The simple act of getting to a medical healthcare professional or doctor is often out of reach for many Africans. The connection of doctors to patients in a remote and digital context can remove this barrier. While the commercial model won’t work in Africa, given its price points, iCouch.me is a Web app that pairs users with healthcare professionals who typically charge between $65 and $90 for 50 minutes of video chat time.

A solution like this would disrupt the entire value chain through partnerships with companies, hospitals, and insurance companies.

6Banking Constraints

The lack of banking infrastructure has seen disruptive mobile banking solutions launch across Africa. Most notable is mPesa in Kenya and EVP Plus in Somalia, but more start-ups are entering financial services with disruptive innovations. Why does this matter?

Access to affordable financial services is linked to increasing economic growth, reducing income disparities, and alleviating poverty. But in most emerging markets, access is limited by high fees, product constraints, and lack of trust. The Barclays Accelerator start-up, GetWala, is on a mission to bring digital banking solutions to emerging markets.

7Funding Constraints

For many start-ups and small businesses in emerging markets, the lack of funding is often a primary barrier to growth. The rise of crowdfunding and social funding has solved the funding dilemma of many start-ups. But the emerging opportunity lies with the traditional institutions and today’s modern disruptive companies. Barclay’s Africa has recently launched its own accelerator and is in the process of opening up its business model to disruptive innovators. Even WeChat Africa has announced its own seed fund for promising mobile start-ups.
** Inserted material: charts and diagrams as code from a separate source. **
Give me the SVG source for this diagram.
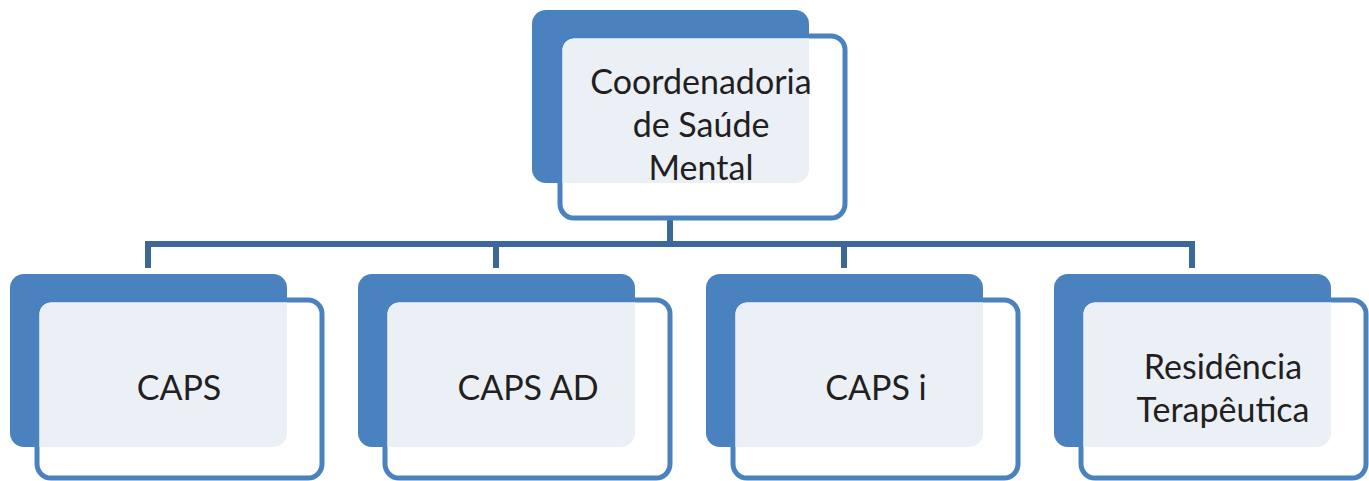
<svg xmlns="http://www.w3.org/2000/svg" width="1369" height="481" viewBox="0 0 1369 481">
<style>
.back{fill:#4A81BF}
.front{fill:#FFFFFF;stroke:#4A81BF;stroke-width:5}
.light{fill:#EBF0F7}
.conn{fill:none;stroke:#3C6899;stroke-width:6}
text{font-family:"Lato","Liberation Sans",sans-serif;font-size:34px;fill:#231F20;text-anchor:middle}
</style>
<rect width="1369" height="481" fill="#FFFFFF"/>
<g id="connectors">
<line x1="670" y1="184" x2="670" y2="216" stroke="#E6ECF3" stroke-width="7"/>
<path class="conn" d="M670 219 V244 M148 268 V244 H1192 V268 M496 244 V268 M844 244 V268"/>
</g>
<g id="node-coordenadoria">
<rect class="back" x="532" y="10" width="277" height="173" rx="14"/>
<rect class="front" x="560" y="36" width="285" height="182" rx="14"/>
<path class="light" d="M574.5 38.5 H809 V169 A14 14 0 0 1 795 183 H562.5 V50.5 A12 12 0 0 1 574.5 38.5 Z"/>
<text x="701" y="94">Coordenadoria</text>
<text x="701" y="137">de Saúde</text>
<text x="701" y="180">Mental</text>
</g>
<g id="node-caps">
<rect class="back" x="10" y="274" width="277" height="173" rx="14"/>
<rect class="front" x="37" y="300" width="285" height="178" rx="14"/>
<path class="light" d="M51.5 302.5 H287 V433 A14 14 0 0 1 273 447 H39.5 V314.5 A12 12 0 0 1 51.5 302.5 Z"/>
<text x="179" y="400">CAPS</text>
</g>
<g id="node-caps-ad">
<rect class="back" x="358" y="274" width="277" height="173" rx="14"/>
<rect class="front" x="385" y="300" width="285" height="178" rx="14"/>
<path class="light" d="M399.5 302.5 H635 V433 A14 14 0 0 1 621 447 H387.5 V314.5 A12 12 0 0 1 399.5 302.5 Z"/>
<text x="528" y="400">CAPS AD</text>
</g>
<g id="node-caps-i">
<rect class="back" x="706" y="274" width="277" height="173" rx="14"/>
<rect class="front" x="733" y="300" width="285" height="178" rx="14"/>
<path class="light" d="M747.5 302.5 H983 V433 A14 14 0 0 1 969 447 H735.5 V314.5 A12 12 0 0 1 747.5 302.5 Z"/>
<text x="876" y="400">CAPS i</text>
</g>
<g id="node-residencia">
<rect class="back" x="1054" y="274" width="277" height="173" rx="14"/>
<rect class="front" x="1081" y="300" width="285" height="178" rx="14"/>
<path class="light" d="M1095.5 302.5 H1331 V433 A14 14 0 0 1 1317 447 H1083.5 V314.5 A12 12 0 0 1 1095.5 302.5 Z"/>
<text x="1223" y="379">Residência</text>
<text x="1223" y="422">Terapêutica</text>
</g>
</svg>
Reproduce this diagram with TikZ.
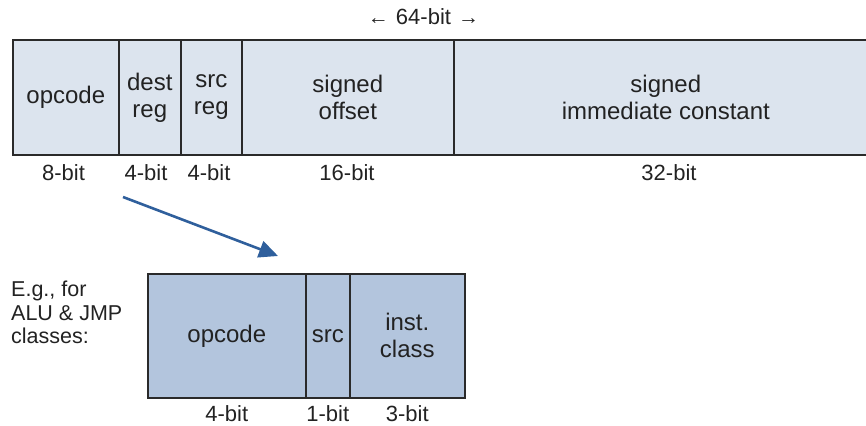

Future-proof your business

Disruptive companies that put innovation at the heart of their culture are future-proofing their businesses, and the importance of culture generally increases in proportion to the competition in the market.

Success and profit are largely dependent on the right culture mix. Spotting constrained consumption is just the first step towards realising a disruptive ambition and a pre-cursor to creating a dent in the world as we know it.